Há uns bons anos, estando ainda exercendo atribuições do Ministério Público de Contas, recebi a ligação de um colega do Ministério Público estadual com atribuição para atuar na proteção do patrimônio público. Diante de notícias publicadas na imprensa local dando conta de que a prefeitura de um grande município do estado de Goiás vendera sua frota de carros usados e preparava uma licitação para locação de veículos, me perguntou sobre a possibilidade de atuarmos de forma conjunta, em duas frentes (na Justiça e no Tribunal de Contas), para aumentar a possibilidade de êxito. Perguntei qual a irregularidade, e o colega respondeu com outra pergunta, seguindo-se então um diálogo mais ou menos assim:

– Você aluga carros?

– Não.

– Então? Eu também não. Ninguém aluga carro, não é vantajoso, não faz sentido. Tem coisa errada nessa história.

Não fez nenhum cálculo, estudo, pesquisa — tinha sua convicção já formada.

Abrindo mão dos detalhes e da licitude da contratação, que não nos interessam no momento, lembrei hoje que, alguns anos depois, vendi meu carro e passei a alugar outro, porque na época fiz os cálculos e considerei vantajoso para minha realidade.

Essa pequena história serve apenas para introduzir uma outra pergunta que lanço no ar e que pode ser direcionada tanto para gestores públicos como para controladores (agentes públicos que exercem funções de controle): o fato de preferir comprar carro, locar carro, andar de carona ou a pé me permite submeter processos de escolha — que implicarão em uso de recursos que pertencem à sociedade — à minha vontade individual? Sendo mais específico: experiências e preferências pessoais podem conduzir decisões públicas?

Uma outra história ainda sendo escrita pode ser utilizada como exemplo. Como amplamente divulgado na imprensa, o Governo do Estado de São Paulo dispensou aproximadamente 10 milhões de livros didáticos comprados pelo Ministério da Educação, por intermédio do Programa Nacional do Livro Didático (PNLD), que seriam utilizados no ensino fundamental. A ideia inicial, ao que consta, era utilizar aparelhos de televisão para passar o conteúdo em sala (utilizando slides). Consta ainda que, após a repercussão negativa da ideia, o governo teria decidido utilizar material impresso em forma de apostilas [1]. Finalmente, foi ainda apontada a existência de suposto conflito de interesses envolvendo o atual secretário estadual de Educação por ser acionista de empresa que possui contrato firmado com a secretaria para fornecimento de notebooks [2].

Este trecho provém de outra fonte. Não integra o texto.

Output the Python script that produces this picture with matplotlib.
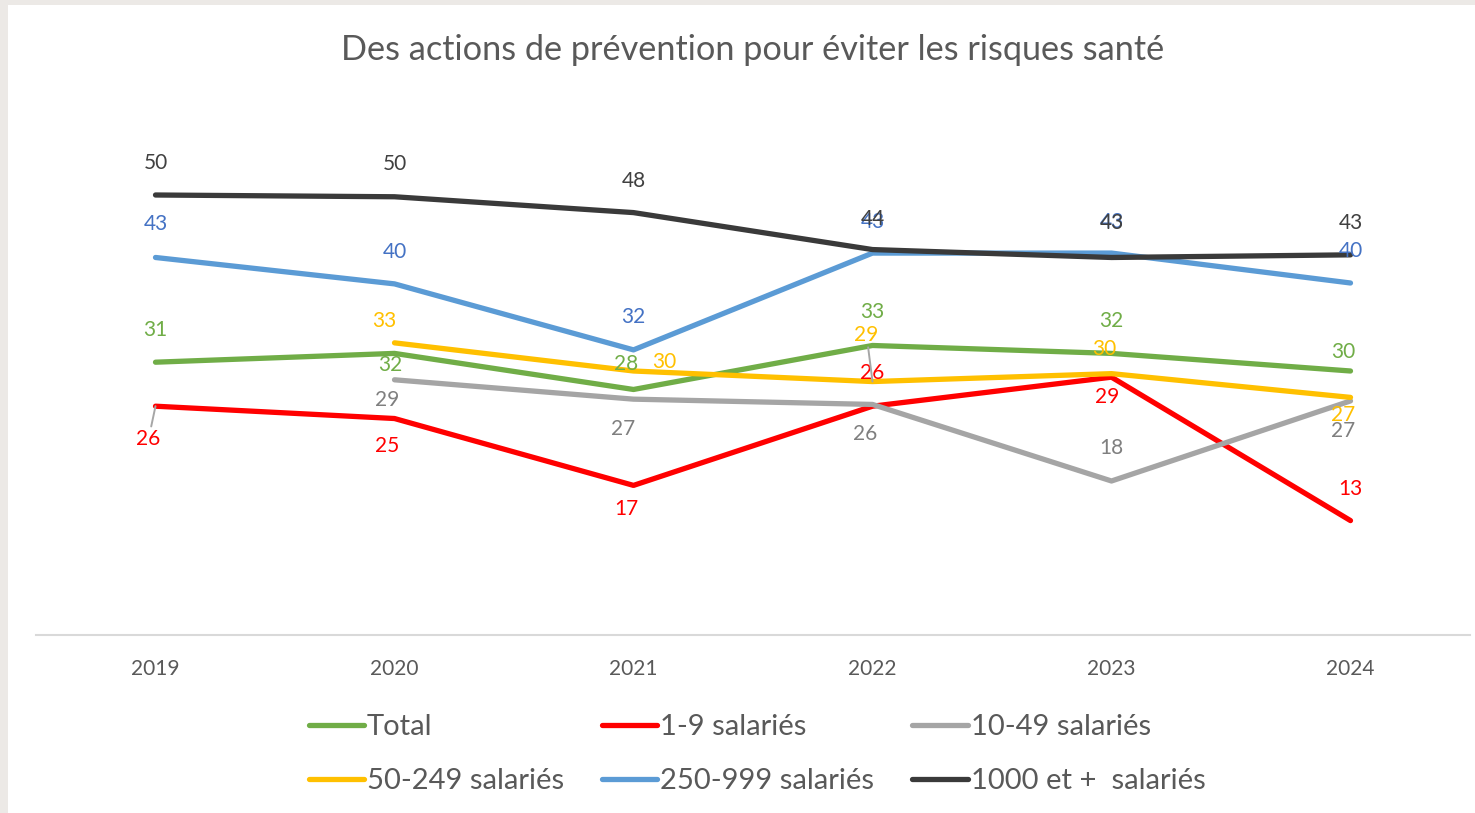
import numpy as np
import matplotlib.pyplot as plt
from matplotlib.patches import Rectangle

years = ["2019", "2020", "2021", "2022", "2023", "2024"]

total = [31.0, 32.0, 27.9, 32.9, 32.0, 30.0]
sal_1_9 = [26.0, 24.6, 17.0, 26.0, 29.3, 13.0]
sal_10_49 = [np.nan, 29.0, 26.8, 26.2, 17.5, 26.6]
sal_50_249 = [np.nan, 33.2, 30.0, 28.8, 29.7, 27.0]
sal_250_999 = [42.9, 39.9, 32.4, 43.4, 43.4, 40.0]
sal_1000 = [50.0, 49.8, 48.0, 43.8, 42.9, 43.2]

shown_total = [31, 32, 28, 33, 32, 30]
shown_1_9 = [26, 25, 17, 26, 29, 13]
shown_10_49 = [None, 29, 27, 26, 18, 27]
shown_50_249 = [None, 33, 30, 29, 30, 27]
shown_250_999 = [43, 40, 32, 43, 43, 40]
shown_1000 = [50, 50, 48, 44, 43, 43]

names = ["Total", "1-9 salariés", "10-49 salariés",
         "50-249 salariés", "250-999 salariés", "1000 et +  salariés"]


def main():
    plt.rcParams['font.family'] = ['Lato', 'DejaVu Sans']

    series = [total, sal_1_9, sal_10_49, sal_50_249, sal_250_999, sal_1000]
    shown = [shown_total, shown_1_9, shown_10_49, shown_50_249,
             shown_250_999, shown_1000]
    line_colors = ['#70AD47', '#FF0000', '#A5A5A5', '#FFC000', '#5B9BD5',
                   '#3A3A3A']
    text_colors = ['#70AD47', '#FF0000', '#7F7F7F', '#FFC000', '#4472C4',
                   '#404040']
    # label offsets in pixels (dx, dy screen-down) for each point
    offsets = [
        [(0, -32), (-4, 12), (-7, -25), (0, -33), (0, -32), (-7, -19)],
        [(-7, 33), (-7, 27), (-7, 24), (0, -33), (-4, 20), (0, -32)],
        [None, (-7, 20), (-10, 30), (-7, 30), (0, -33), (-7, 30)],
        [None, (-10, -22), (31, -9), (-6, -47), (-7, -25), (-7, 18)],
        [(0, -33), (0, -32), (0, -33), (0, -31), (0, -31), (0, -32)],
        [(0, -32), (0, -33), (0, -32), (0, -31), (0, -34), (0, -32)],
    ]
    leaders = {(1, 0), (3, 3)}

    fig = plt.figure(figsize=(14.75, 8.13), dpi=100)
    fig.patch.set_facecolor('#ECE9E6')
    fig.add_artist(Rectangle((8 / 1475, 0), 1, 808 / 813,
                             transform=fig.transFigure, facecolor='white',
                             edgecolor='none', zorder=-1))

    ax = fig.add_axes([36 / 1475, 178 / 813, 1434 / 1475, 528 / 813])
    ax.set_facecolor('none')
    x = np.arange(len(years))

    lines = []
    for vals, col, name in zip(series, line_colors, names):
        ln, = ax.plot(x, vals, color=col, lw=3.8, label=name,
                      solid_capstyle='round', solid_joinstyle='round')
        lines.append(ln)

    for i, (vals, lab) in enumerate(zip(series, shown)):
        for j, v in enumerate(lab):
            if v is None:
                continue
            dx, dy = offsets[i][j]
            arrow = None
            if (i, j) in leaders:
                arrow = dict(arrowstyle='-', color='#A6A6A6', lw=1.4,
                             shrinkA=0, shrinkB=0)
            ax.annotate(str(v), (x[j], vals[j]), xytext=(dx, -dy),
                        textcoords='offset pixels', ha='center',
                        va='center', fontsize=15, color=text_colors[i],
                        arrowprops=arrow)

    ax.set_xlim(-0.5, 5.5)
    ax.set_ylim(0, 60)
    ax.set_xticks(x)
    ax.set_xticklabels(years)
    ax.tick_params(axis='x', length=0, pad=17, labelsize=15,
                   labelcolor='#595959')
    ax.set_yticks([])
    for side in ['top', 'left', 'right']:
        ax.spines[side].set_visible(False)
    ax.spines['bottom'].set_color('#D9D9D9')
    ax.spines['bottom'].set_linewidth(1.5)

    fig.text(753 / 1475, 1 - 50 / 813,
             "Des actions de prévention pour éviter les risques santé",
             ha='center', va='center', fontsize=24.7, color='#595959')

    # matplotlib fills legend columns first: reorder to get row order
    order = [0, 3, 1, 4, 2, 5]
    leg = fig.legend([lines[k] for k in order], [names[k] for k in order],
                     loc='center', bbox_to_anchor=(757 / 1475, 1 - 754 / 813),
                     ncol=3, frameon=False, fontsize=21, handlelength=1.9,
                     handletextpad=0.1, columnspacing=1.3, labelspacing=0.95)
    for t in leg.get_texts():
        t.set_color('#595959')

    fig.savefig('out.png', dpi=100, facecolor=fig.get_facecolor())


if __name__ == "__main__":
    main()
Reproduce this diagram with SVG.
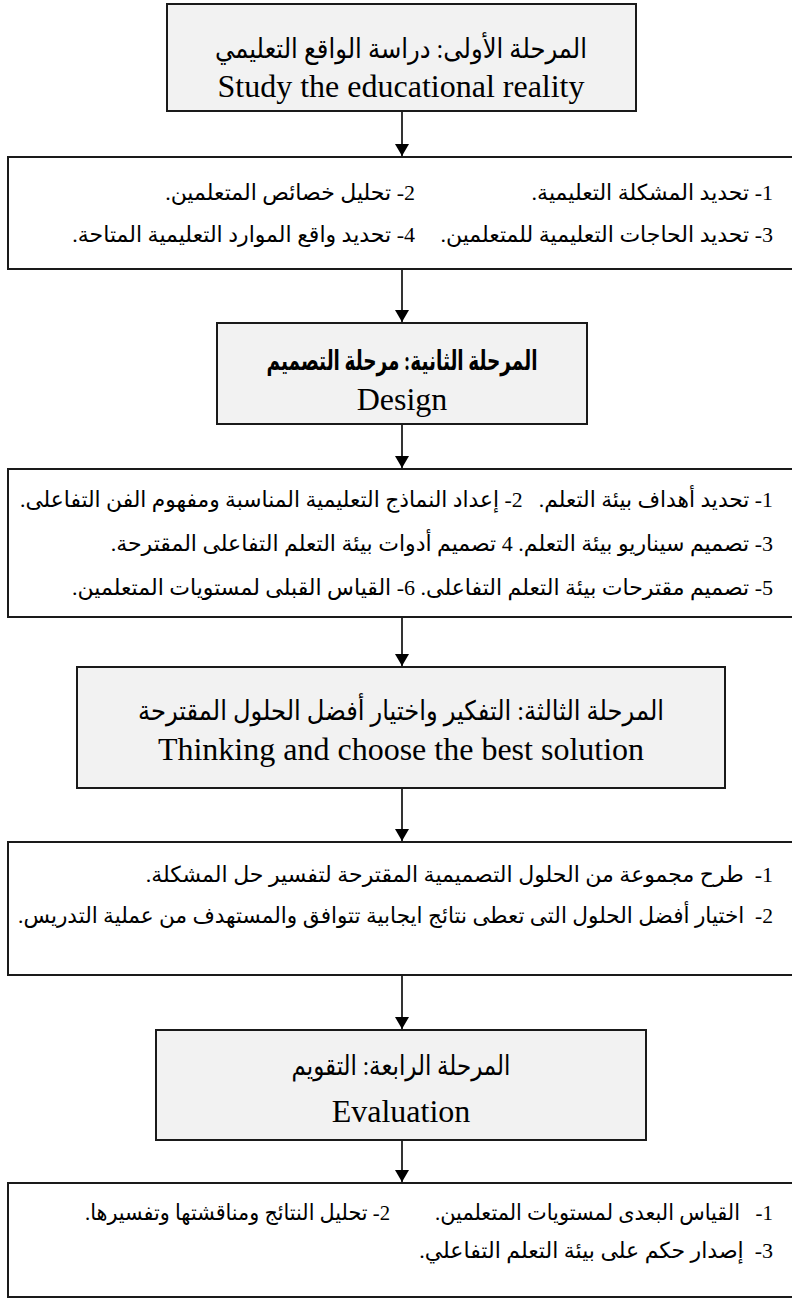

A intenção deste artigo não é apurar nenhum desses fatos, mas apenas colher exemplos para suscitar questionamentos gerais ligados à condução dos interesses públicos.

Inicialmente, tratemos dos livros didáticos e da utilização preferencial de TV e meios tecnológicos. Não possuo formação ou conhecimento (pedagógico ou profissional) para avaliar a decisão com relação a seus reflexos no aprendizado dos estudantes. Minha experiência pessoal, como leitor formado em um tempo no qual não existiam muitos dos meios tecnológicos, se inclina bastante em favor do livro impresso — tenho verdadeira adoração por folhear, sentir a textura das páginas, o cheiro do papel, rabiscar e, claro, ler livros. Entretanto, me adaptei bem aos leitores eletrônicos e utilizo muito o Kindle. Hoje, prefiro o livro impresso em papel para as leituras técnicas e admito o eletrônico, pela praticidade, para literatura em geral. Mas minha preferência, fruto da minha experiência pessoal, não importa.

O gestor público deve decidir motivadamente, expondo as razões de fato e os fundamentos jurídicos que o amparam. Nos termos da Lei de Introdução às Normas do Direito, as decisões devem considerar os obstáculos e as dificuldades reais, observar o que prescrevem as políticas públicas em curso e demonstrar a necessidade e a adequação das medidas, inclusive em face das possíveis alternativas (artigos 20 e 22). As escolhas públicas não são indiferentes, notadamente aquelas relacionadas à educação, quando existem normas que estabelecem metas, prioridades e indicadores (merecendo destaque o Plano Nacional da Educação). Mesmo do campo das decisões com maior teor de discricionariedade — relacionadas à escolha de prioridades, por exemplo — existe balizamento jurídico com graus variados de intensidade. Não se admite capricho, improviso, voluntarismo – é preciso que as decisões estejam baseadas em evidências que sustentem sua adequação.

Com relação aos exemplos invocados, poderíamos perguntar: qual a razão de dispensar livros que, além de um processo rígido de seleção pedagógica, são distribuídos sem ônus pelo governo federal? O que se espera com essa decisão, qual meta se pretende atingir, e será aferida com qual indicador? Mesmo sob o ponto de vista econômico-financeiro, qual o impacto dessa decisão para o erário?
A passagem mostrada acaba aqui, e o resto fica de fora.